• _To do_
Skip all pictures, then copy the lines from the start of the data through the line with "import pandas as pd", keeping both ends.

--- BEGIN ---

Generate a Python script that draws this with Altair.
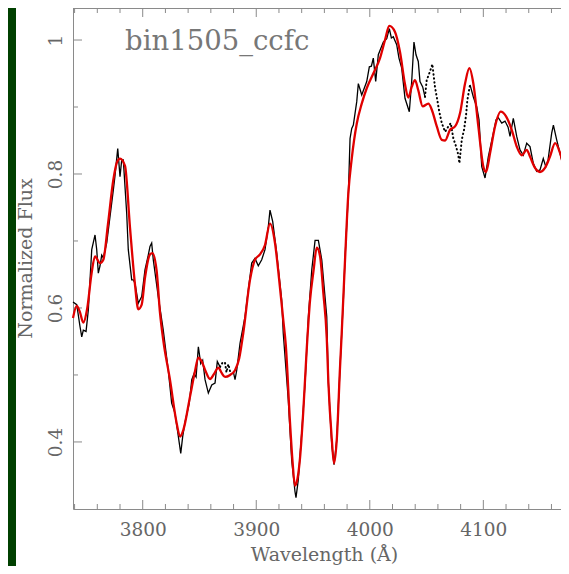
import altair as alt
import pandas as pd

# ---------------- data ----------------
red_wl = [3738.6, 3741.9, 3744.5, 3747.7, 3751.0, 3755.0, 3758.0, 3762.4, 3765.3, 3769.4,
          3774.1, 3777.4, 3780.0, 3784.4, 3788.8, 3793.2, 3796.1, 3799.1, 3802.0, 3806.4,
          3808.5, 3812.3, 3815.2, 3818.1, 3824.0, 3829.9, 3832.9, 3835.8, 3841.7, 3846.0,
          3849.0, 3852.0, 3855.5, 3859.3, 3863.0, 3866.6, 3869.5, 3872.5, 3877.0, 3881.3,
          3885.0, 3888.6, 3894.5, 3898.9, 3903.3, 3907.7, 3912.1, 3916.5, 3920.0, 3923.8,
          3926.0, 3929.7, 3932.0, 3934.1, 3936.3, 3938.5, 3941.5, 3944.4, 3947.4, 3950.4,
          3953.3, 3956.2, 3959.1, 3962.1, 3963.5, 3966.5, 3968.5, 3970.9, 3973.8, 3975.2,
          3978.2, 3981.1, 3984.1, 3988.5, 3992.9, 3997.3, 4003.1, 4009.0, 4013.4, 4017.2,
          4022.2, 4026.6, 4031.0, 4033.9, 4036.9, 4039.8, 4042.7, 4046.6, 4051.6, 4054.6,
          4059.0, 4063.4, 4066.3, 4070.7, 4075.1, 4079.5, 4083.9, 4087.7, 4091.2, 4095.6,
          4100.0, 4102.4, 4105.9, 4110.3, 4115.3, 4120.0, 4125.0, 4129.4, 4133.8, 4138.2,
          4141.1, 4145.5, 4149.9, 4154.3, 4158.7, 4163.2, 4167.6, 4172.0, 4175.5]
red_flux = [0.585, 0.603, 0.595, 0.578, 0.598, 0.652, 0.677, 0.667, 0.672, 0.725,
            0.791, 0.818, 0.823, 0.812, 0.720, 0.635, 0.598, 0.605, 0.645, 0.680,
            0.682, 0.655, 0.593, 0.552, 0.493, 0.428, 0.408, 0.418, 0.468, 0.505,
            0.526, 0.520, 0.505, 0.494, 0.502, 0.511, 0.503, 0.497, 0.500, 0.507,
            0.525, 0.563, 0.642, 0.672, 0.680, 0.694, 0.726, 0.697, 0.645, 0.582,
            0.545, 0.430, 0.370, 0.335, 0.345, 0.375, 0.448, 0.537, 0.612, 0.655,
            0.690, 0.677, 0.622, 0.555, 0.490, 0.405, 0.368, 0.403, 0.512, 0.560,
            0.672, 0.771, 0.823, 0.875, 0.905, 0.928, 0.950, 0.973, 1.000, 1.021,
            1.012, 0.982, 0.934, 0.914, 0.930, 0.940, 0.925, 0.901, 0.905, 0.896,
            0.871, 0.851, 0.850, 0.866, 0.871, 0.891, 0.935, 0.958, 0.935, 0.871,
            0.811, 0.803, 0.831, 0.871, 0.893, 0.886, 0.866, 0.841, 0.828, 0.836,
            0.826, 0.809, 0.803, 0.809, 0.826, 0.846, 0.831, 0.801, 0.771]

# observed spectrum, solid parts (segment id 1..3)
obs_wl = [3738.6, 3741.9, 3744.8, 3746.3, 3747.7, 3750.1, 3752.1, 3755.1, 3758.0, 3759.5,
          3760.9, 3762.4, 3763.9, 3765.3, 3768.3, 3774.1, 3775.5, 3778.0, 3780.0, 3781.5,
          3782.9, 3785.9, 3787.3, 3790.3, 3791.7, 3793.2, 3796.1, 3799.1, 3802.0, 3804.9,
          3806.4, 3807.9, 3809.3, 3813.7, 3818.1, 3822.5, 3825.5, 3828.4, 3831.4, 3833.5,
          3835.2, 3837.3, 3841.0, 3843.2, 3845.2, 3847.0, 3849.0, 3851.1, 3852.8, 3854.9,
          3857.8, 3860.8, 3863.7, 3865.7, 3868.1,
          3879.8, 3881.3, 3882.8, 3885.7, 3890.1, 3893.0, 3896.0, 3898.9, 3901.8, 3904.8,
          3907.7, 3910.6, 3912.1, 3914.5, 3918.0, 3922.4, 3923.8, 3928.2, 3931.2, 3934.1,
          3935.0, 3937.0, 3940.0, 3943.0, 3945.9, 3948.9, 3951.8, 3954.7, 3957.7, 3962.1,
          3963.5, 3966.5, 3968.5, 3970.9, 3973.8, 3976.7, 3978.2, 3981.1, 3982.6, 3984.1,
          3985.5, 3988.5, 3989.9, 3992.9, 3997.3, 3999.6, 4001.4, 4003.1, 4005.2, 4007.5,
          4011.9, 4014.9, 4017.2, 4019.0, 4020.7, 4023.7, 4025.7, 4028.1, 4031.0, 4034.8,
          4036.9, 4038.9, 4040.7, 4042.7, 4044.2, 4046.6, 4048.6,
          4088.3, 4091.2, 4094.2, 4096.2, 4098.6, 4101.5, 4104.4, 4108.8, 4111.2, 4113.2,
          4116.2, 4119.1, 4121.8, 4123.5, 4126.4, 4129.4, 4132.3, 4135.2, 4138.2, 4141.1,
          4144.0, 4147.0, 4149.9, 4152.8, 4155.0, 4157.0, 4160.2, 4161.7, 4164.6, 4169.0,
          4172.0, 4174.9]
obs_flux = [0.609, 0.605, 0.572, 0.557, 0.567, 0.565, 0.597, 0.687, 0.709, 0.687,
            0.652, 0.663, 0.679, 0.675, 0.697, 0.776, 0.796, 0.838, 0.796, 0.821,
            0.821, 0.741, 0.687, 0.642, 0.642, 0.637, 0.607, 0.617, 0.657, 0.679,
            0.692, 0.697, 0.672, 0.617, 0.567, 0.507, 0.458, 0.443, 0.408, 0.383,
            0.408, 0.430, 0.458, 0.493, 0.502, 0.497, 0.542, 0.517, 0.522, 0.493,
            0.473, 0.485, 0.488, 0.520, 0.512,
            0.505, 0.493, 0.507, 0.547, 0.587, 0.627, 0.667, 0.674, 0.663, 0.672,
            0.687, 0.721, 0.746, 0.729, 0.682, 0.612, 0.562, 0.463, 0.373, 0.326,
            0.317, 0.343, 0.413, 0.488, 0.587, 0.657, 0.701, 0.701, 0.672, 0.587,
            0.488, 0.396, 0.366, 0.403, 0.512, 0.612, 0.675, 0.769, 0.853, 0.868,
            0.873, 0.908, 0.935, 0.918, 0.938, 0.960, 0.961, 0.973, 0.938, 0.978,
            0.997, 1.002, 1.017, 1.003, 1.005, 0.993, 0.973, 0.958, 0.913, 0.893,
            0.938, 0.997, 0.978, 0.968, 0.938, 0.930, 0.915,
            0.933, 0.915, 0.900, 0.881, 0.811, 0.794, 0.826, 0.861, 0.881, 0.884,
            0.876, 0.879, 0.870, 0.856, 0.883, 0.856, 0.836, 0.828, 0.846, 0.841,
            0.816, 0.804, 0.806, 0.823, 0.811, 0.821, 0.861, 0.873, 0.851, 0.821,
            0.791, 0.766]
obs_seg = [1] * 55 + [2] * 67 + [3] * 32

# observed spectrum, masked (dotted) parts
mask_wl = [3868.1, 3870.5, 3872.5, 3873.8, 3875.4, 3876.9, 3879.8,
           4048.6, 4050.1, 4053.0, 4055.1, 4057.4, 4059.5, 4061.2, 4063.4, 4066.3, 4069.2,
           4071.3, 4073.6, 4076.0, 4078.0, 4078.9, 4081.0, 4083.0, 4084.8, 4085.9, 4087.7,
           4088.3]
mask_flux = [0.512, 0.519, 0.518, 0.504, 0.516, 0.506, 0.505,
             0.915, 0.940, 0.953, 0.964, 0.930, 0.910, 0.893, 0.876, 0.863, 0.871,
             0.876, 0.853, 0.841, 0.828, 0.816, 0.851, 0.866, 0.888, 0.910, 0.928,
             0.933]
mask_seg = [1] * 7 + [2] * 21

x_major = [3800, 3900, 4000, 4100]
x_minor = [3740, 3760, 3780, 3820, 3840, 3860, 3880, 3920, 3940, 3960, 3980,
           4020, 4040, 4060, 4080, 4120, 4140, 4160]
y_major = [0.4, 0.6, 0.8, 1.0]
y_minor = [0.5, 0.7, 0.9]

label_text = ["bin1505_ccfc"]
label_wl = [3784.5]
label_flux = [0.985]

x_domain = [3738.6, 4168.4]
y_domain = [0.2999, 1.0478]

# ---------------- chart ----------------
W, H = 488, 501
AX = "#8a8a8a"
TXT = "#666666"
FONT = "DejaVu Serif"

xs = alt.Scale(domain=x_domain, nice=False, zero=False)
ys = alt.Scale(domain=y_domain, nice=False, zero=False)

x_axis = alt.Axis(
    values=x_major, format="d", title="Wavelength (Å)", domain=True, domainColor=AX,
    ticks=False, grid=False, labelPadding=11, labelFont=FONT, labelFontSize=18.5,
    labelColor=TXT, labelFlush=False, titleFont=FONT, titleFontSize=19,
    titleFontWeight="normal", titleColor=TXT, titleX=251, titleY=51,
    titleAlign="center", titleBaseline="alphabetic")
y_axis = alt.Axis(
    values=y_major, format="~g", title="Normalized Flux", domain=True, domainColor=AX,
    ticks=False, grid=False, labelAngle=270, labelAlign="center",
    labelBaseline="alphabetic", labelPadding=12, labelFont=FONT, labelFontSize=18.5,
    labelColor=TXT, titleFont=FONT, titleFontSize=19, titleFontWeight="normal",
    titleColor=TXT, titleAngle=270, titleX=-41.5, titleY=250, titleAlign="center",
    titleBaseline="alphabetic")

def X(field):
    return alt.X(field, scale=xs, axis=x_axis)

def Y(field):
    return alt.Y(field, scale=ys, axis=y_axis)

df_red = pd.DataFrame({"wl": red_wl, "flux": red_flux})
df_obs = pd.DataFrame({"wl": obs_wl, "flux": obs_flux, "seg": obs_seg})
df_mask = pd.DataFrame({"wl": mask_wl, "flux": mask_flux, "seg": mask_seg})
df_lab = pd.DataFrame({"wl": label_wl, "flux": label_flux, "txt": label_text})

stripe = alt.Chart(pd.DataFrame({"a": [0]})).mark_rect(color="#004000").encode(
    x=alt.value(-65), x2=alt.value(-57), y=alt.value(-10), y2=alt.value(H + 80)
)
top_line = alt.Chart(pd.DataFrame({"a": [0]})).mark_rule(color=AX, strokeWidth=1).encode(
    x=alt.value(0), x2=alt.value(W), y=alt.value(0.5)
)

def xticks(vals, length):
    d = pd.DataFrame({"wl": vals})
    bottom = alt.Chart(d).mark_rule(color=AX, strokeWidth=1).encode(
        x=X("wl:Q"), y=alt.value(H), y2=alt.value(H - length))
    top = alt.Chart(d).mark_rule(color=AX, strokeWidth=1).encode(
        x=X("wl:Q"), y=alt.value(0), y2=alt.value(length))
    return [bottom, top]

def yticks(vals, length):
    d = pd.DataFrame({"flux": vals})
    left = alt.Chart(d).mark_rule(color=AX, strokeWidth=1).encode(
        y=Y("flux:Q"), x=alt.value(0), x2=alt.value(length))
    return [left]

obs = alt.Chart(df_obs).mark_line(color="black", strokeWidth=1.3).encode(
    x=X("wl:Q"), y=Y("flux:Q"), detail="seg:N",
)

masked = alt.Chart(df_mask).mark_line(
    color="black", strokeWidth=2, strokeDash=[0.5, 3.5], strokeCap="round"
).encode(x=X("wl:Q"), y=Y("flux:Q"), detail="seg:N")

model = alt.Chart(df_red).mark_line(
    color="#e00000", strokeWidth=2.3, interpolate="monotone"
).encode(x=X("wl:Q"), y=Y("flux:Q"))

label = alt.Chart(df_lab).mark_text(
    align="left", baseline="alphabetic", font=FONT, fontSize=27.5, color="#777777"
).encode(x=X("wl:Q"), y=Y("flux:Q"), text="txt:N")

layers = [stripe, top_line] + xticks(x_major, 9) + xticks(x_minor, 5) + \
    yticks(y_major, 9) + yticks(y_minor, 5) + [obs, masked, model, label]

chart = alt.layer(*layers).properties(
    width=W, height=H,
    autosize=alt.AutoSizeParams(type="none"),
    padding={"left": 65, "top": 0, "right": 0, "bottom": 57},
    background="white",
).configure_view(stroke=None)

chart.save("out.html", embed_options={"renderer": "svg", "actions": False})
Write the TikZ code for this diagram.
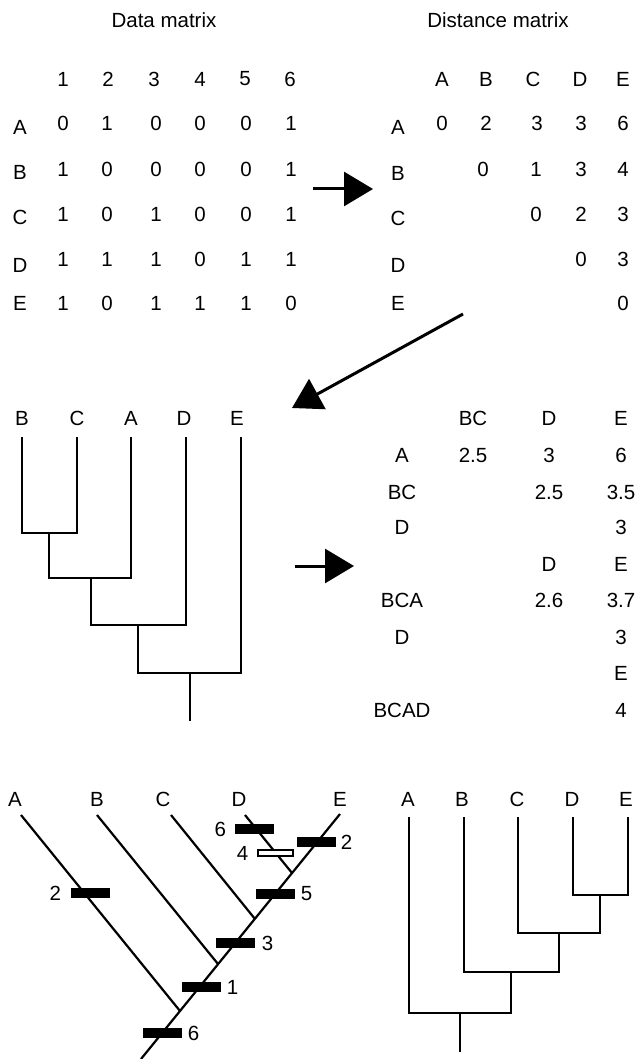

--- END ---

• _Exercise output_
Generate a Python script that draws this with Altair.
import altair as alt
import pandas as pd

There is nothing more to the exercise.